Start of Provided material

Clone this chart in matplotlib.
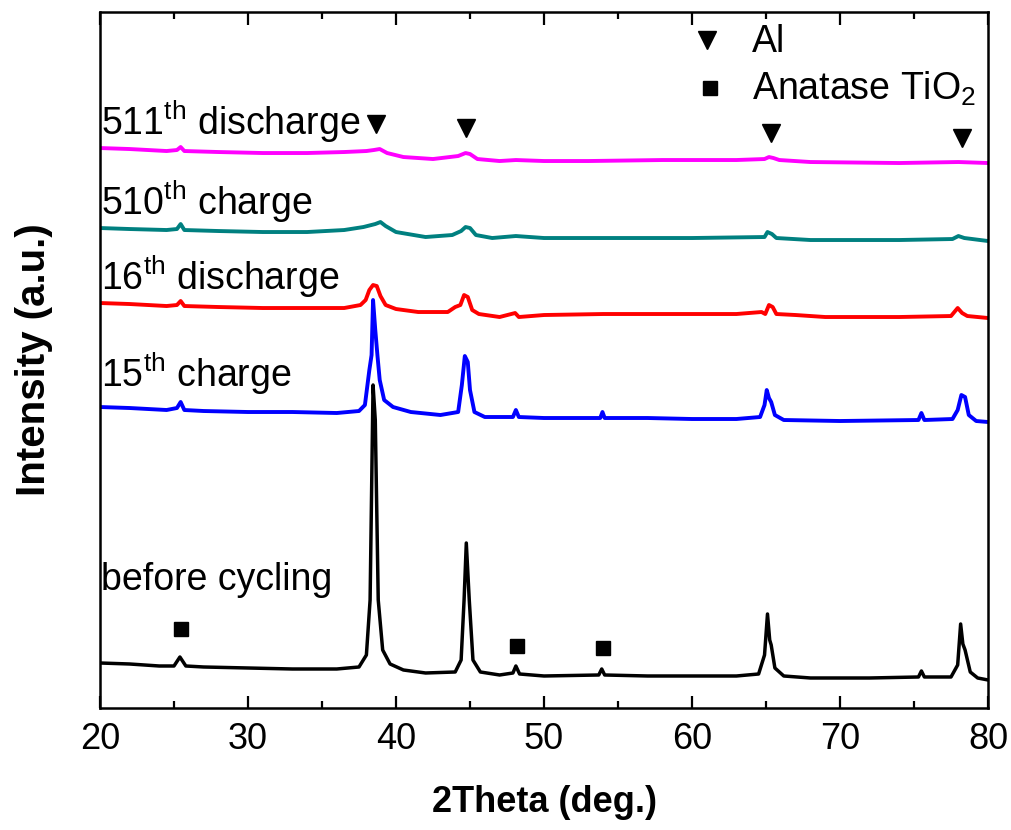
import numpy as np
import matplotlib.pyplot as plt
from matplotlib.ticker import MultipleLocator

plt.rcParams['font.family'] = ['Liberation Sans', 'DejaVu Sans']
plt.rcParams['mathtext.fontset'] = 'custom'
plt.rcParams['mathtext.rm'] = 'Liberation Sans'
plt.rcParams['mathtext.it'] = 'Liberation Sans:italic'
plt.rcParams['mathtext.bf'] = 'Liberation Sans:bold'

# before cycling (black)
x_before = [20, 22, 24, 25.0, 25.4, 25.8, 27, 30, 33, 36, 37.5, 38.0, 38.25, 38.45, 38.6,
            38.8, 39.1, 39.6, 40.5, 42, 44.0, 44.4, 44.6, 44.75, 44.95, 45.2, 45.7, 47, 47.9,
            48.1, 48.35, 50, 53.7, 53.9, 54.1, 57, 60, 63, 64.5, 64.9, 65.1, 65.25, 65.35,
            65.6, 66.2, 68, 72, 75.3, 75.5, 75.7, 77.5, 77.95, 78.15, 78.3, 78.45, 78.8, 79.3, 80]
y_before = [45, 44, 42, 42, 51, 42, 41, 40, 39, 39, 41, 53, 108, 323, 288,
            108, 58, 44, 38, 35, 36, 48, 108, 165, 108, 48, 36, 33, 35,
            42, 34, 32, 33, 39, 33, 32, 32, 32, 34, 53, 94, 68, 63,
            40, 32, 30, 30, 31, 37, 31, 31, 43, 84, 64, 58, 36, 30, 28]

# 15th charge (blue)
x_15c = [20, 22, 24.5, 25.2, 25.45, 25.7, 27, 30, 33, 36, 37.5, 37.9, 38.2, 38.35, 38.45,
         38.6, 38.75, 38.9, 39.2, 39.8, 41, 43, 44.2, 44.45, 44.65, 44.85, 45.0, 45.3, 46,
         47.9, 48.1, 48.3, 50, 53.8, 53.95, 54.1, 57, 60, 63, 64.6, 64.9, 65.05, 65.2, 65.35,
         65.6, 66.2, 70, 75.3, 75.5, 75.7, 77.6, 77.95, 78.2, 78.45, 78.7, 79.2, 80]
y_15c = [301, 300, 298, 300, 306, 298, 297, 296, 296, 295, 297, 303, 338, 353, 408,
         378, 352, 328, 308, 301, 296, 293, 296, 323, 352, 346, 318, 296, 291,
         291, 298, 291, 290, 290, 296, 290, 290, 289, 289, 291, 303, 318, 310, 306,
         293, 288, 287, 288, 295, 288, 289, 298, 313, 311, 293, 287, 286]

# 16th discharge (red)
x_16d = [20, 22, 24.5, 25.2, 25.45, 25.7, 28, 31, 34, 36.5, 37.6, 37.95, 38.2, 38.45, 38.7,
         38.95, 39.3, 40, 41.5, 43.5, 44.0, 44.35, 44.6, 44.85, 45.15, 45.6, 47, 48.05, 48.3,
         50, 54, 57, 60, 63, 64.7, 64.95, 65.2, 65.45, 65.7, 67, 69, 74, 77.5, 77.95, 78.25,
         78.6, 80]
y_16d = [405, 404, 402, 403, 407, 402, 401, 400, 400, 400, 403, 408, 418, 423, 422,
         412, 403, 399, 396, 396, 401, 403, 413, 411, 398, 394, 391, 395, 391,
         393, 394, 394, 394, 394, 396, 394, 403, 401, 394, 393, 391, 391, 392, 400, 395,
         392, 390]

# 510th charge (teal)
x_510c = [20, 22, 24.5, 25.2, 25.45, 25.7, 28, 31, 34, 36.5, 37.8, 38.6, 38.95, 39.3, 40,
          42, 43.8, 44.4, 44.7, 45.0, 45.4, 46.5, 48.1, 50, 55, 60, 64.9, 65.1, 65.4, 65.7,
          68, 74, 77.6, 78.0, 78.4, 80]
y_510c = [480, 479, 478, 479, 484, 478, 477, 476, 476, 478, 481, 484, 486, 482, 476,
          471, 473, 477, 481, 480, 473, 470, 472, 470, 470, 470, 471, 476, 474, 470,
          468, 468, 469, 472, 470, 467]

# 511th discharge (magenta)
x_511d = [20, 22, 24.5, 25.2, 25.45, 25.7, 28, 31, 34, 36.5, 38.0, 38.5, 38.9, 39.4, 40.5,
          42.5, 44.2, 44.7, 45.0, 45.5, 47, 48.1, 50, 53, 58, 63, 64.9, 65.2, 65.5, 65.9,
          68, 74, 78, 80]
y_511d = [560, 559, 557, 558, 561, 557, 556, 555, 555, 556, 557, 558, 559, 555, 551,
          549, 552, 555, 554, 549, 547, 548, 547, 547, 548, 548, 549, 551, 550, 548,
          546, 545, 546, 545]

curves = [
    (x_before, y_before, 'black', r'before cycling', 118),
    (x_15c, y_15c, 'blue', r'15$^{\mathrm{th}}$ charge', 321),
    (x_16d, y_16d, 'red', r'16$^{\mathrm{th}}$ discharge', 418),
    (x_510c, y_510c, '#008080', r'510$^{\mathrm{th}}$ charge', 493),
    (x_511d, y_511d, '#ff00ff', r'511$^{\mathrm{th}}$ discharge', 573),
]

# phase markers
al_x = [38.65, 44.73, 65.34, 78.24]
al_y = [584, 580, 575, 570]
tio2_x = [25.47, 48.18, 53.99]
tio2_y = [79, 62, 60]

fig = plt.figure(figsize=(10.12, 8.30), dpi=100)
ax = fig.add_axes([0.0988, 0.147, 0.8775, 0.8385])

for xs, ys, col, lab, ty in curves:
    ax.plot(xs, ys, color=col, lw=2.8 if col != 'black' else 2.5)
    ax.text(20.1, ty, lab, fontsize=27, ha='left', va='baseline')

ax.plot(al_x, al_y, 'v', color='black', ms=13, ls='none')
ax.plot(tio2_x, tio2_y, 's', color='black', ms=9.5, ls='none')

# legend drawn by hand
ax.plot([61.0], [668], 'v', color='black', ms=13)
ax.text(64.05, 656, 'Al', fontsize=27, va='baseline')
ax.plot([61.2], [620], 's', color='black', ms=9.5)
ax.text(64.05, 608, r'Anatase TiO$_2$', fontsize=27, va='baseline')

ax.set_xlim(20, 80)
ax.set_ylim(0, 696)
ax.xaxis.set_major_locator(MultipleLocator(10))
ax.xaxis.set_minor_locator(MultipleLocator(5))
ax.set_yticks([])
ax.tick_params(axis='x', which='major', direction='in', length=9, width=1.6,
               labelsize=26, pad=10, top=True)
ax.tick_params(axis='x', which='minor', direction='in', length=5, width=1.6, top=True)
for s in ax.spines.values():
    s.set_linewidth(1.8)

ax.set_xlabel('2Theta (deg.)', fontsize=26, fontweight='bold', labelpad=20)
ax.set_ylabel('Intensity (a.u.)', fontsize=29, fontweight='bold', labelpad=34)

fig.savefig('out.png', dpi=100)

End of Provided material

- Exercise details -
Make an exact copy of the whole listing, but don't bring over any pictures.

- Result of this task -
Clone this chart in matplotlib.
import numpy as np
import matplotlib.pyplot as plt
from matplotlib.ticker import MultipleLocator

plt.rcParams['font.family'] = ['Liberation Sans', 'DejaVu Sans']
plt.rcParams['mathtext.fontset'] = 'custom'
plt.rcParams['mathtext.rm'] = 'Liberation Sans'
plt.rcParams['mathtext.it'] = 'Liberation Sans:italic'
plt.rcParams['mathtext.bf'] = 'Liberation Sans:bold'

# before cycling (black)
x_before = [20, 22, 24, 25.0, 25.4, 25.8, 27, 30, 33, 36, 37.5, 38.0, 38.25, 38.45, 38.6,
            38.8, 39.1, 39.6, 40.5, 42, 44.0, 44.4, 44.6, 44.75, 44.95, 45.2, 45.7, 47, 47.9,
            48.1, 48.35, 50, 53.7, 53.9, 54.1, 57, 60, 63, 64.5, 64.9, 65.1, 65.25, 65.35,
            65.6, 66.2, 68, 72, 75.3, 75.5, 75.7, 77.5, 77.95, 78.15, 78.3, 78.45, 78.8, 79.3, 80]
y_before = [45, 44, 42, 42, 51, 42, 41, 40, 39, 39, 41, 53, 108, 323, 288,
            108, 58, 44, 38, 35, 36, 48, 108, 165, 108, 48, 36, 33, 35,
            42, 34, 32, 33, 39, 33, 32, 32, 32, 34, 53, 94, 68, 63,
            40, 32, 30, 30, 31, 37, 31, 31, 43, 84, 64, 58, 36, 30, 28]

# 15th charge (blue)
x_15c = [20, 22, 24.5, 25.2, 25.45, 25.7, 27, 30, 33, 36, 37.5, 37.9, 38.2, 38.35, 38.45,
         38.6, 38.75, 38.9, 39.2, 39.8, 41, 43, 44.2, 44.45, 44.65, 44.85, 45.0, 45.3, 46,
         47.9, 48.1, 48.3, 50, 53.8, 53.95, 54.1, 57, 60, 63, 64.6, 64.9, 65.05, 65.2, 65.35,
         65.6, 66.2, 70, 75.3, 75.5, 75.7, 77.6, 77.95, 78.2, 78.45, 78.7, 79.2, 80]
y_15c = [301, 300, 298, 300, 306, 298, 297, 296, 296, 295, 297, 303, 338, 353, 408,
         378, 352, 328, 308, 301, 296, 293, 296, 323, 352, 346, 318, 296, 291,
         291, 298, 291, 290, 290, 296, 290, 290, 289, 289, 291, 303, 318, 310, 306,
         293, 288, 287, 288, 295, 288, 289, 298, 313, 311, 293, 287, 286]

# 16th discharge (red)
x_16d = [20, 22, 24.5, 25.2, 25.45, 25.7, 28, 31, 34, 36.5, 37.6, 37.95, 38.2, 38.45, 38.7,
         38.95, 39.3, 40, 41.5, 43.5, 44.0, 44.35, 44.6, 44.85, 45.15, 45.6, 47, 48.05, 48.3,
         50, 54, 57, 60, 63, 64.7, 64.95, 65.2, 65.45, 65.7, 67, 69, 74, 77.5, 77.95, 78.25,
         78.6, 80]
y_16d = [405, 404, 402, 403, 407, 402, 401, 400, 400, 400, 403, 408, 418, 423, 422,
         412, 403, 399, 396, 396, 401, 403, 413, 411, 398, 394, 391, 395, 391,
         393, 394, 394, 394, 394, 396, 394, 403, 401, 394, 393, 391, 391, 392, 400, 395,
         392, 390]

# 510th charge (teal)
x_510c = [20, 22, 24.5, 25.2, 25.45, 25.7, 28, 31, 34, 36.5, 37.8, 38.6, 38.95, 39.3, 40,
          42, 43.8, 44.4, 44.7, 45.0, 45.4, 46.5, 48.1, 50, 55, 60, 64.9, 65.1, 65.4, 65.7,
          68, 74, 77.6, 78.0, 78.4, 80]
y_510c = [480, 479, 478, 479, 484, 478, 477, 476, 476, 478, 481, 484, 486, 482, 476,
          471, 473, 477, 481, 480, 473, 470, 472, 470, 470, 470, 471, 476, 474, 470,
          468, 468, 469, 472, 470, 467]

# 511th discharge (magenta)
x_511d = [20, 22, 24.5, 25.2, 25.45, 25.7, 28, 31, 34, 36.5, 38.0, 38.5, 38.9, 39.4, 40.5,
          42.5, 44.2, 44.7, 45.0, 45.5, 47, 48.1, 50, 53, 58, 63, 64.9, 65.2, 65.5, 65.9,
          68, 74, 78, 80]
y_511d = [560, 559, 557, 558, 561, 557, 556, 555, 555, 556, 557, 558, 559, 555, 551,
          549, 552, 555, 554, 549, 547, 548, 547, 547, 548, 548, 549, 551, 550, 548,
          546, 545, 546, 545]

curves = [
    (x_before, y_before, 'black', r'before cycling', 118),
    (x_15c, y_15c, 'blue', r'15$^{\mathrm{th}}$ charge', 321),
    (x_16d, y_16d, 'red', r'16$^{\mathrm{th}}$ discharge', 418),
    (x_510c, y_510c, '#008080', r'510$^{\mathrm{th}}$ charge', 493),
    (x_511d, y_511d, '#ff00ff', r'511$^{\mathrm{th}}$ discharge', 573),
]

# phase markers
al_x = [38.65, 44.73, 65.34, 78.24]
al_y = [584, 580, 575, 570]
tio2_x = [25.47, 48.18, 53.99]
tio2_y = [79, 62, 60]

fig = plt.figure(figsize=(10.12, 8.30), dpi=100)
ax = fig.add_axes([0.0988, 0.147, 0.8775, 0.8385])

for xs, ys, col, lab, ty in curves:
    ax.plot(xs, ys, color=col, lw=2.8 if col != 'black' else 2.5)
    ax.text(20.1, ty, lab, fontsize=27, ha='left', va='baseline')

ax.plot(al_x, al_y, 'v', color='black', ms=13, ls='none')
ax.plot(tio2_x, tio2_y, 's', color='black', ms=9.5, ls='none')

# legend drawn by hand
ax.plot([61.0], [668], 'v', color='black', ms=13)
ax.text(64.05, 656, 'Al', fontsize=27, va='baseline')
ax.plot([61.2], [620], 's', color='black', ms=9.5)
ax.text(64.05, 608, r'Anatase TiO$_2$', fontsize=27, va='baseline')

ax.set_xlim(20, 80)
ax.set_ylim(0, 696)
ax.xaxis.set_major_locator(MultipleLocator(10))
ax.xaxis.set_minor_locator(MultipleLocator(5))
ax.set_yticks([])
ax.tick_params(axis='x', which='major', direction='in', length=9, width=1.6,
               labelsize=26, pad=10, top=True)
ax.tick_params(axis='x', which='minor', direction='in', length=5, width=1.6, top=True)
for s in ax.spines.values():
    s.set_linewidth(1.8)

ax.set_xlabel('2Theta (deg.)', fontsize=26, fontweight='bold', labelpad=20)
ax.set_ylabel('Intensity (a.u.)', fontsize=29, fontweight='bold', labelpad=34)

fig.savefig('out.png', dpi=100)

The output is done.